» What to work on: Pictures are to be left out. Copy exactly the lines from the one containing "Output the component" to the one containing "import * as d3 from 'd3'", both ends kept.

▼

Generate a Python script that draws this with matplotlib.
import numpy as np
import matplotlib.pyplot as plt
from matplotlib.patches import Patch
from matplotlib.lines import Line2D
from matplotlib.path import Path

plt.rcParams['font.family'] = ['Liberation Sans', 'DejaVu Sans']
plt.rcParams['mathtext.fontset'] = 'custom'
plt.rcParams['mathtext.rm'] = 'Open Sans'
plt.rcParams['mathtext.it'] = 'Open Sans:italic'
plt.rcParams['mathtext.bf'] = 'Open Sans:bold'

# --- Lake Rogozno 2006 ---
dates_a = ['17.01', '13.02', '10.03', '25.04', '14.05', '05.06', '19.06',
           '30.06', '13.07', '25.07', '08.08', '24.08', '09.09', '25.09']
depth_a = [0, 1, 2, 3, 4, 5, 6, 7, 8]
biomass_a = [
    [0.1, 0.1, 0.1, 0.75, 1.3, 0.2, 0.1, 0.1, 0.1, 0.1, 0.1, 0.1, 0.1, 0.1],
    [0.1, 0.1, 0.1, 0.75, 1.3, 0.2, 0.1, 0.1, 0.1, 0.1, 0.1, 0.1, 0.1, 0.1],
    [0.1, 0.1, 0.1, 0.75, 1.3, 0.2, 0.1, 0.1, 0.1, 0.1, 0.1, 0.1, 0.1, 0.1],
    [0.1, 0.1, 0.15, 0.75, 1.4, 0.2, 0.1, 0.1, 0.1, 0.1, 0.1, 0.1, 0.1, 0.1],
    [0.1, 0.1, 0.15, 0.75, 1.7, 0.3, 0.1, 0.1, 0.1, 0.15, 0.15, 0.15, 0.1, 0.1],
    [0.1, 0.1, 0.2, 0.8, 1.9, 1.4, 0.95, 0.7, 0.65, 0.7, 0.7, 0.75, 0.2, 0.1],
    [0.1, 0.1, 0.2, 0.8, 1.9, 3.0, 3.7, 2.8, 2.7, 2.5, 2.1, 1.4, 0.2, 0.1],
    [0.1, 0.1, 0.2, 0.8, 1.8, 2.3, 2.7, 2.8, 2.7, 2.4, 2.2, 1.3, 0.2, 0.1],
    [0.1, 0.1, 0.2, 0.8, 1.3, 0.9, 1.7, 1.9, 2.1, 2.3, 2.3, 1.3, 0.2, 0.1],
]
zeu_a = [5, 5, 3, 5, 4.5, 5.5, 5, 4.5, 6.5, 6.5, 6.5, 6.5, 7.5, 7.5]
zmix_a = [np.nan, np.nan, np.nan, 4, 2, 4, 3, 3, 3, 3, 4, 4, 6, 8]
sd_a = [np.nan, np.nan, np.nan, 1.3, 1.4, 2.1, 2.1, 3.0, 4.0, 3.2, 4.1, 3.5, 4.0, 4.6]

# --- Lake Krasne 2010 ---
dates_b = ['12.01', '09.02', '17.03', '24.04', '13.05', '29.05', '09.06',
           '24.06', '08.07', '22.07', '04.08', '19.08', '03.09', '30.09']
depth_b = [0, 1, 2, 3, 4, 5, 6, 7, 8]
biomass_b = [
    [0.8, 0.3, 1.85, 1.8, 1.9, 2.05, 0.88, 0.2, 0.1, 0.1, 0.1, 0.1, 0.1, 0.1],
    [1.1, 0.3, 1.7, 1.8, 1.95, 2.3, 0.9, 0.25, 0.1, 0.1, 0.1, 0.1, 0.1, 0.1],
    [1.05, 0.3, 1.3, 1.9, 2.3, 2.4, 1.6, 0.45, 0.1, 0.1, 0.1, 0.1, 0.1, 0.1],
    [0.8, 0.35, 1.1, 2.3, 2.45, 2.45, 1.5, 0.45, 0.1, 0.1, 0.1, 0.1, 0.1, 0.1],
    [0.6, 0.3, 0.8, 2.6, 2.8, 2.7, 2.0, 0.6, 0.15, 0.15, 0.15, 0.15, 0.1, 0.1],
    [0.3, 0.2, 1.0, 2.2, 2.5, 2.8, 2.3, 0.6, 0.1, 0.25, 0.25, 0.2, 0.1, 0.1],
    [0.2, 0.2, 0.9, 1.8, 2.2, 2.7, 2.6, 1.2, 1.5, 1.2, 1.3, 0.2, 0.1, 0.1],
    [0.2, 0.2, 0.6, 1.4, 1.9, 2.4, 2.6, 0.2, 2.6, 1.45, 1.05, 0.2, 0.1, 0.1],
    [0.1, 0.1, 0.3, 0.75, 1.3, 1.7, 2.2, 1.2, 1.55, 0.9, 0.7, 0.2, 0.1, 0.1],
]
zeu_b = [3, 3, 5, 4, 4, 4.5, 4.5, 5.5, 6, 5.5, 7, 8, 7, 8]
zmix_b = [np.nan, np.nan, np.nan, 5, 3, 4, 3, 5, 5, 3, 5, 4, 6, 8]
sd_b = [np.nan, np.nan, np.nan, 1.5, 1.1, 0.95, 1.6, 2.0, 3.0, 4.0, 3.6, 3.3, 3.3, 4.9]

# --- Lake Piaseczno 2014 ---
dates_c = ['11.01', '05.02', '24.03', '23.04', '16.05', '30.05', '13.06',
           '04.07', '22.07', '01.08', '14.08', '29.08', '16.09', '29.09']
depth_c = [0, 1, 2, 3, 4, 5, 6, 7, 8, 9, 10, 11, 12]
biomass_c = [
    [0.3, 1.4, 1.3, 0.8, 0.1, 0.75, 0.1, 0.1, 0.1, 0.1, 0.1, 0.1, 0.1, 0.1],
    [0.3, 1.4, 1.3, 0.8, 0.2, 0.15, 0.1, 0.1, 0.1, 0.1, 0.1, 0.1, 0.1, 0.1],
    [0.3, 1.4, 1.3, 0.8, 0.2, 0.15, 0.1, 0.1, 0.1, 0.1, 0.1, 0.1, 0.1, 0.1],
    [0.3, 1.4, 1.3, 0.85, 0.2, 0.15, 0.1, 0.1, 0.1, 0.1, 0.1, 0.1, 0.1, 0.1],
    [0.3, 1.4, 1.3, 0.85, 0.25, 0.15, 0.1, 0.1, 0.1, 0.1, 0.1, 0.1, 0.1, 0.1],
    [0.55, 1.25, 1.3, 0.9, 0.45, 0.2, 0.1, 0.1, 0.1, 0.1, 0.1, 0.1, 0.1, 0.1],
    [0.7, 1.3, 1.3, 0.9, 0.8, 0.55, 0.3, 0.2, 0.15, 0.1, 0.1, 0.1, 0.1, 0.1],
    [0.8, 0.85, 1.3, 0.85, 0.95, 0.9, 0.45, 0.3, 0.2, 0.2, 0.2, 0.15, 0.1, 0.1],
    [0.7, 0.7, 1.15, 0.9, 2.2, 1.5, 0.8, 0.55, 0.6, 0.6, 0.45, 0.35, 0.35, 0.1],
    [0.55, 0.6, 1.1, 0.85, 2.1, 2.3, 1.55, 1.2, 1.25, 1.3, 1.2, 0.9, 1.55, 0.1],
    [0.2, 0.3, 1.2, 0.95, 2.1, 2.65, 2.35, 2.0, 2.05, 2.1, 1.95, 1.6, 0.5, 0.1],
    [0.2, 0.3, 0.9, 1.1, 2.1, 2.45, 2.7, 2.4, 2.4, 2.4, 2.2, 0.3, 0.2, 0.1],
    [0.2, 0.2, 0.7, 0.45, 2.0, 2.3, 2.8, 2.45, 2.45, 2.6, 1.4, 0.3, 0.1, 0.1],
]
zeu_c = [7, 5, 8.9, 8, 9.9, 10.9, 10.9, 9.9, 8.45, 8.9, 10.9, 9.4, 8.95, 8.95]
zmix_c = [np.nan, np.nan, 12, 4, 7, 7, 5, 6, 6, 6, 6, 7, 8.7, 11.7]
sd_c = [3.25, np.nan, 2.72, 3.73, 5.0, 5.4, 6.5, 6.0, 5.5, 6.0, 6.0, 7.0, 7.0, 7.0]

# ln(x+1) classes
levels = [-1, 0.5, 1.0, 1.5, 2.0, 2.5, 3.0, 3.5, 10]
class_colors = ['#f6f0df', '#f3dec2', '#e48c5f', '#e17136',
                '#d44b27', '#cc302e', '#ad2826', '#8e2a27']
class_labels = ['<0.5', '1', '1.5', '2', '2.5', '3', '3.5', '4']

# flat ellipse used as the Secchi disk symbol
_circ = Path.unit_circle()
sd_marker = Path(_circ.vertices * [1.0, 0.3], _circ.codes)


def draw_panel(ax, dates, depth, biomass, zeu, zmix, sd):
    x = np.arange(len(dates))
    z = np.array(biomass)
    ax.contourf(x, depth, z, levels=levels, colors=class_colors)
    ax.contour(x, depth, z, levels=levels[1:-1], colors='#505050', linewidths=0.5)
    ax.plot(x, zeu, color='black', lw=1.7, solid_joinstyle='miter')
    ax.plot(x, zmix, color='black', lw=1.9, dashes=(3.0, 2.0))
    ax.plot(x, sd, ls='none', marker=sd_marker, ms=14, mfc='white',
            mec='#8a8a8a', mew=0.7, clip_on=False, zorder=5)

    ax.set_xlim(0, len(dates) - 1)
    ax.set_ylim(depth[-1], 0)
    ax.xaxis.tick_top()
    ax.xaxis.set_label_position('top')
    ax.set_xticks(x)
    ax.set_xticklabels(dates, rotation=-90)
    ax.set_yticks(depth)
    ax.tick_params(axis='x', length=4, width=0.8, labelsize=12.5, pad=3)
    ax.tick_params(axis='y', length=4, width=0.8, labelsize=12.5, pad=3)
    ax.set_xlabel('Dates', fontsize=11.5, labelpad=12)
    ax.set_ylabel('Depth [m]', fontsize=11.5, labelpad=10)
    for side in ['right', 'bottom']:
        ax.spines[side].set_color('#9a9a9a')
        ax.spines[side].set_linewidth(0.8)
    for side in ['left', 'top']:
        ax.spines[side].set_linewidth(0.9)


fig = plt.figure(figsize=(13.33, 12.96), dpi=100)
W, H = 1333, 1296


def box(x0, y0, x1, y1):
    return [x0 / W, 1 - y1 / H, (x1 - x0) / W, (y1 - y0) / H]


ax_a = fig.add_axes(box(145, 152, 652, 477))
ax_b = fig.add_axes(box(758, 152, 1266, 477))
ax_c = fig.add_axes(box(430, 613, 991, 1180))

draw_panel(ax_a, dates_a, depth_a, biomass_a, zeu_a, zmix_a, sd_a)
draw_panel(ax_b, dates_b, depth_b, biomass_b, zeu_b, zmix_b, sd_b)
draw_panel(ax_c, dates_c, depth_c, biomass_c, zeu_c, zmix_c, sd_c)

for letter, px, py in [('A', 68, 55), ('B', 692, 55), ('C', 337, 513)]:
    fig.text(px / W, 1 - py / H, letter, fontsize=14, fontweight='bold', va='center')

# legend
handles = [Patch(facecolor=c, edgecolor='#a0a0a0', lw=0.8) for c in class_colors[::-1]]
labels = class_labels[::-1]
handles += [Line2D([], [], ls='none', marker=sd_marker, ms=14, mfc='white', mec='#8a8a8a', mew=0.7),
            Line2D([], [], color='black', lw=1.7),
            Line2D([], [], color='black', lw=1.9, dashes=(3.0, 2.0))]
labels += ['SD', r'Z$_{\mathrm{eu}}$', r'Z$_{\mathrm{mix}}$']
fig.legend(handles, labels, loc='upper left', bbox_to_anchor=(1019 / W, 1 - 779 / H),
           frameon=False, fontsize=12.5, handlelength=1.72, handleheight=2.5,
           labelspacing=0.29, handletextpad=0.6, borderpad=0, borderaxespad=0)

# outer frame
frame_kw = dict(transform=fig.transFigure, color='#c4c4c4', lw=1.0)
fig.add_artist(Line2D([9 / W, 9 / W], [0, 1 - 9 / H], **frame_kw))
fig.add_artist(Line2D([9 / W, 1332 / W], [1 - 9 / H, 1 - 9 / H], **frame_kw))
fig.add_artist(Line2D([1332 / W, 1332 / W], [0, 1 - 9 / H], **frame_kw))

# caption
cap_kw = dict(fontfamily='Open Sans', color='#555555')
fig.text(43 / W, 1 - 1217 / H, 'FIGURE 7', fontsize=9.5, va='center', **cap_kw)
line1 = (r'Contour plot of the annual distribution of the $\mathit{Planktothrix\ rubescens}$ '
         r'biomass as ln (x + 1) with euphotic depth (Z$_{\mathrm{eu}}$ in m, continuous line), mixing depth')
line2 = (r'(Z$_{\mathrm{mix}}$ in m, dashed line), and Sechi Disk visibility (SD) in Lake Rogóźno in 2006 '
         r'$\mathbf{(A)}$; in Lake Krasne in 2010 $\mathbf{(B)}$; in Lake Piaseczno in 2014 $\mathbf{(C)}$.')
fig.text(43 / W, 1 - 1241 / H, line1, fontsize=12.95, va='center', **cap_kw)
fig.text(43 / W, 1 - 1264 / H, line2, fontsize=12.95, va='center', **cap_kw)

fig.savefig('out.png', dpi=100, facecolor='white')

▲
▼

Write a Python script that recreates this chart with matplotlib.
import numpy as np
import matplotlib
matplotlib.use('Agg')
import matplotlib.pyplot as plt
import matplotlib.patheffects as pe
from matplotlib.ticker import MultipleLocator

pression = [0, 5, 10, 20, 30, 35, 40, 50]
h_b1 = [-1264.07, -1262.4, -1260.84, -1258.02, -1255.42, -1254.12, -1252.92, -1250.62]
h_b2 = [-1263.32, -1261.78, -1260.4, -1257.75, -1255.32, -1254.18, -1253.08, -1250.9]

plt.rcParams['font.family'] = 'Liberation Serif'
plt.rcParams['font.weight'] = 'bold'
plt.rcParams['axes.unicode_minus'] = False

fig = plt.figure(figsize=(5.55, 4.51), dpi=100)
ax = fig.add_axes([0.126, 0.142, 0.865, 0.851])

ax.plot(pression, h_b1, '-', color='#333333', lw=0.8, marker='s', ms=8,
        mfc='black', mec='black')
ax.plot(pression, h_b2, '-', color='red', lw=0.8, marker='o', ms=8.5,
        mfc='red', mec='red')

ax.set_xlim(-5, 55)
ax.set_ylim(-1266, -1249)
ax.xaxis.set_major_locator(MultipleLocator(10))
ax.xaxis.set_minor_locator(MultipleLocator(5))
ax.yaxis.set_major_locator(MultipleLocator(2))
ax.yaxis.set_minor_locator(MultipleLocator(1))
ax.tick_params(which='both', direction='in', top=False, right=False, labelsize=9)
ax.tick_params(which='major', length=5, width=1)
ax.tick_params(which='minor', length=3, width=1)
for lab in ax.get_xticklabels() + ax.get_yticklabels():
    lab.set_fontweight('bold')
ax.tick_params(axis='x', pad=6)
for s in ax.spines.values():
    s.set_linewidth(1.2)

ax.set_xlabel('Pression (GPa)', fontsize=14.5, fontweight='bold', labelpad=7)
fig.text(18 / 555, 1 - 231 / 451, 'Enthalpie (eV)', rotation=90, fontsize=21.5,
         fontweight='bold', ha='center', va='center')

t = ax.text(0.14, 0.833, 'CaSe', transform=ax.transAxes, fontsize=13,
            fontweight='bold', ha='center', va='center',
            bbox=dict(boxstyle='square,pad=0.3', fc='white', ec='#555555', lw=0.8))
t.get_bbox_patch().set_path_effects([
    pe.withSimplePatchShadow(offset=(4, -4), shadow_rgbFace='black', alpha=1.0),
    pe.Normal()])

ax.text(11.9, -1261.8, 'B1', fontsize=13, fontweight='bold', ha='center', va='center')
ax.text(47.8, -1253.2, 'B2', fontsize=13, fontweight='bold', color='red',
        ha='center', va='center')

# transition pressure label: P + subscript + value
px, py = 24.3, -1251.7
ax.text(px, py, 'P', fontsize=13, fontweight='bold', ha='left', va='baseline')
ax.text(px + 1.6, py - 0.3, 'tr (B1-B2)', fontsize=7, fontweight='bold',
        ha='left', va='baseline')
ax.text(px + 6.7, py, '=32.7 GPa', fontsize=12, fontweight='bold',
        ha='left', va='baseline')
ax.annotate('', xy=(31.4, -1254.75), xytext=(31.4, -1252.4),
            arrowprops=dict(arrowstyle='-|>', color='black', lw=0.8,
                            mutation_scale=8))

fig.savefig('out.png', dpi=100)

▲
▼

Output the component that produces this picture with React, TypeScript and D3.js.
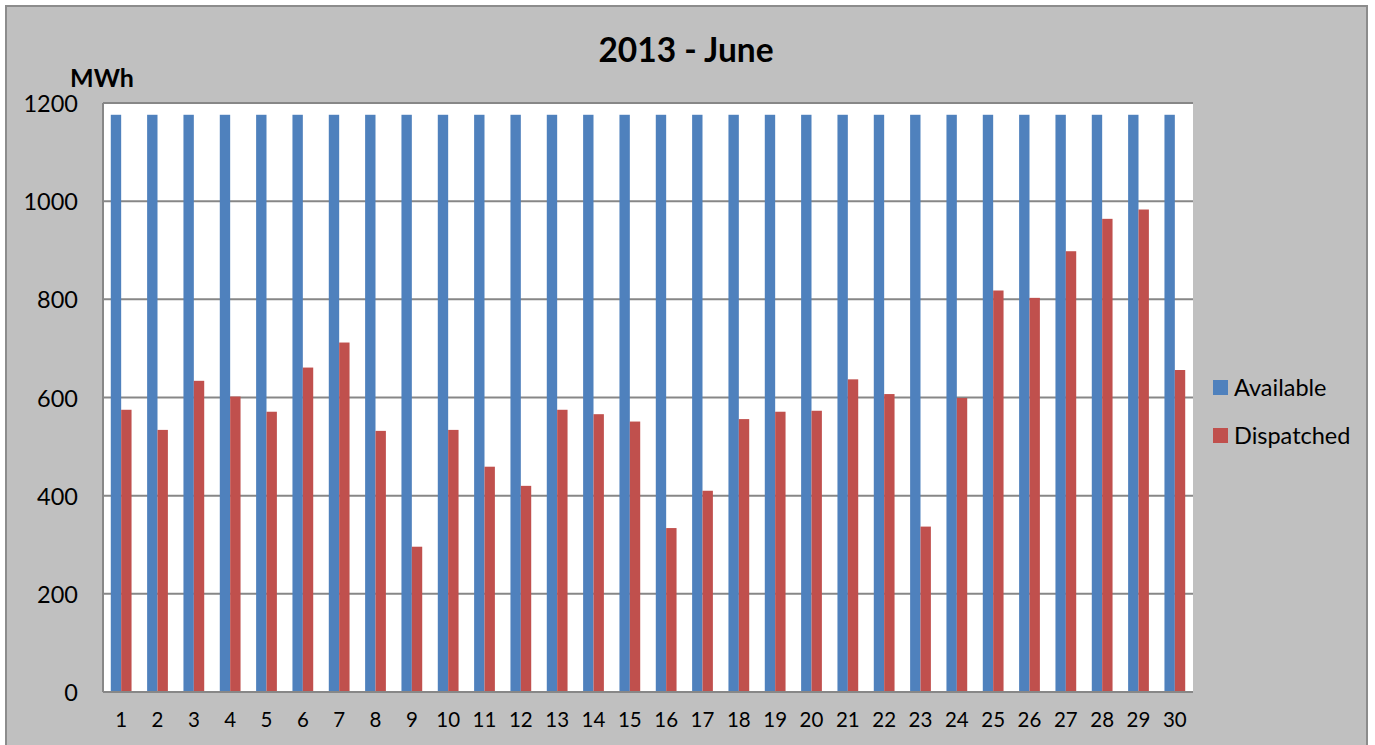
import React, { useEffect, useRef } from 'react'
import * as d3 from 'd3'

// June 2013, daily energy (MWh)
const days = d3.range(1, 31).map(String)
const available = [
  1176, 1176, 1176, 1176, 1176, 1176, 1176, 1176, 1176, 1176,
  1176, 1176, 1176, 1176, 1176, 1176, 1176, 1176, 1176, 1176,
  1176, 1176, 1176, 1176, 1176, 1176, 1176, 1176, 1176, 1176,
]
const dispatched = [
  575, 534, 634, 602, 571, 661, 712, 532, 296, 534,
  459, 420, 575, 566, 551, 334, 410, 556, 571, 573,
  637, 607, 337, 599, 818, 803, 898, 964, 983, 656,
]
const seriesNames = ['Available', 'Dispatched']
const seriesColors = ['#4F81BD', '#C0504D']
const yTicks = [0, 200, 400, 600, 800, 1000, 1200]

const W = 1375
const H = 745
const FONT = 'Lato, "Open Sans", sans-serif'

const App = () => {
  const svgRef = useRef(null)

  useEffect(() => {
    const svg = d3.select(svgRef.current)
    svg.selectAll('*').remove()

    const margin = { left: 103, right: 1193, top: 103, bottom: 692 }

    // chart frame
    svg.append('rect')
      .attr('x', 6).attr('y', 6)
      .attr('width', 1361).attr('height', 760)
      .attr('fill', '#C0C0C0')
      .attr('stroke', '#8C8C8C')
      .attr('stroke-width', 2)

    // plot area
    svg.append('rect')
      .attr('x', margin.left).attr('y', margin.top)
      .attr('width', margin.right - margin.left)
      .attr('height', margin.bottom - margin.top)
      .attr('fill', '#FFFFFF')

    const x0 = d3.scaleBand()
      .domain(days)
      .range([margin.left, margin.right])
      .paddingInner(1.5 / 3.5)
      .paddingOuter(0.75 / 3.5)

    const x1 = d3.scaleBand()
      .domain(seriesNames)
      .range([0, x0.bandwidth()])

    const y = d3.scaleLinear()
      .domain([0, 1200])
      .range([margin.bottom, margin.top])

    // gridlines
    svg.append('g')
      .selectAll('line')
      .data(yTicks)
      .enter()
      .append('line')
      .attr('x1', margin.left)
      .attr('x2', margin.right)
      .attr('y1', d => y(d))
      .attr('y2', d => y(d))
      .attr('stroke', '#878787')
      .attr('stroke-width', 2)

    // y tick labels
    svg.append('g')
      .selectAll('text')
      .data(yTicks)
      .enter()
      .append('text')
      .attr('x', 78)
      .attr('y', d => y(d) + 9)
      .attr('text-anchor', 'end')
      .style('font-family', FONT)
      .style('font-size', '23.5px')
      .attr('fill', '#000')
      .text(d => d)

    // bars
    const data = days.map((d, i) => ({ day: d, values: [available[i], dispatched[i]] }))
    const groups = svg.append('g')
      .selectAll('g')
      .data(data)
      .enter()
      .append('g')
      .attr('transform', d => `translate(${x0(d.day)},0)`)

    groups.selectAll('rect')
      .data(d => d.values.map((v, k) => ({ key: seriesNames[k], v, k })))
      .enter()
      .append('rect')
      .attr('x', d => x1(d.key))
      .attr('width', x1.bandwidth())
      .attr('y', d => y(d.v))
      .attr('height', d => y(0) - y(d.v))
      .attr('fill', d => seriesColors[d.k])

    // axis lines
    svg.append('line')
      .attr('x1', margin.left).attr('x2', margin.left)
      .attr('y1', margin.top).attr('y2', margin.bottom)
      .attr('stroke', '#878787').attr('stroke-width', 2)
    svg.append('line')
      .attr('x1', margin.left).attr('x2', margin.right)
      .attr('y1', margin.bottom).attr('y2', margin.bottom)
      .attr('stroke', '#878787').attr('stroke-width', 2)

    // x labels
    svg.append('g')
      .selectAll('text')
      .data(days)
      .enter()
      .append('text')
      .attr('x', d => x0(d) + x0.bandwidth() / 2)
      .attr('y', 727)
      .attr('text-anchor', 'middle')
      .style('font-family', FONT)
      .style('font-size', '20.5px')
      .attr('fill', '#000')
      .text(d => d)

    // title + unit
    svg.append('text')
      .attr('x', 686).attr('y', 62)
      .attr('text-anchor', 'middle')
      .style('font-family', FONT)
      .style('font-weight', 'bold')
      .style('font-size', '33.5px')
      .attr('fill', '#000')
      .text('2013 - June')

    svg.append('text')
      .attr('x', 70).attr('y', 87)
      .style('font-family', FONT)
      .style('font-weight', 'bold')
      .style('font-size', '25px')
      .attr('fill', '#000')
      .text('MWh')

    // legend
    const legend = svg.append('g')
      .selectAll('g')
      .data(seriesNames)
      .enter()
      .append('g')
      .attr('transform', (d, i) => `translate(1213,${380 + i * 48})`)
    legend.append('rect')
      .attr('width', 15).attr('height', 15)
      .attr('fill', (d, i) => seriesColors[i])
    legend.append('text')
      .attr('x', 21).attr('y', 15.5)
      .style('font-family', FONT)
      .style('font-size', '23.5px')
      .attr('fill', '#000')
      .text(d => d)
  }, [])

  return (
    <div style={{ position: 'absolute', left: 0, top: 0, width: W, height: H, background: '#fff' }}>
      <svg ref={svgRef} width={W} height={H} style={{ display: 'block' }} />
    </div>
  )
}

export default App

▲

» Solved problem:
Output the component that produces this picture with React, TypeScript and D3.js.
import React, { useEffect, useRef } from 'react'
import * as d3 from 'd3'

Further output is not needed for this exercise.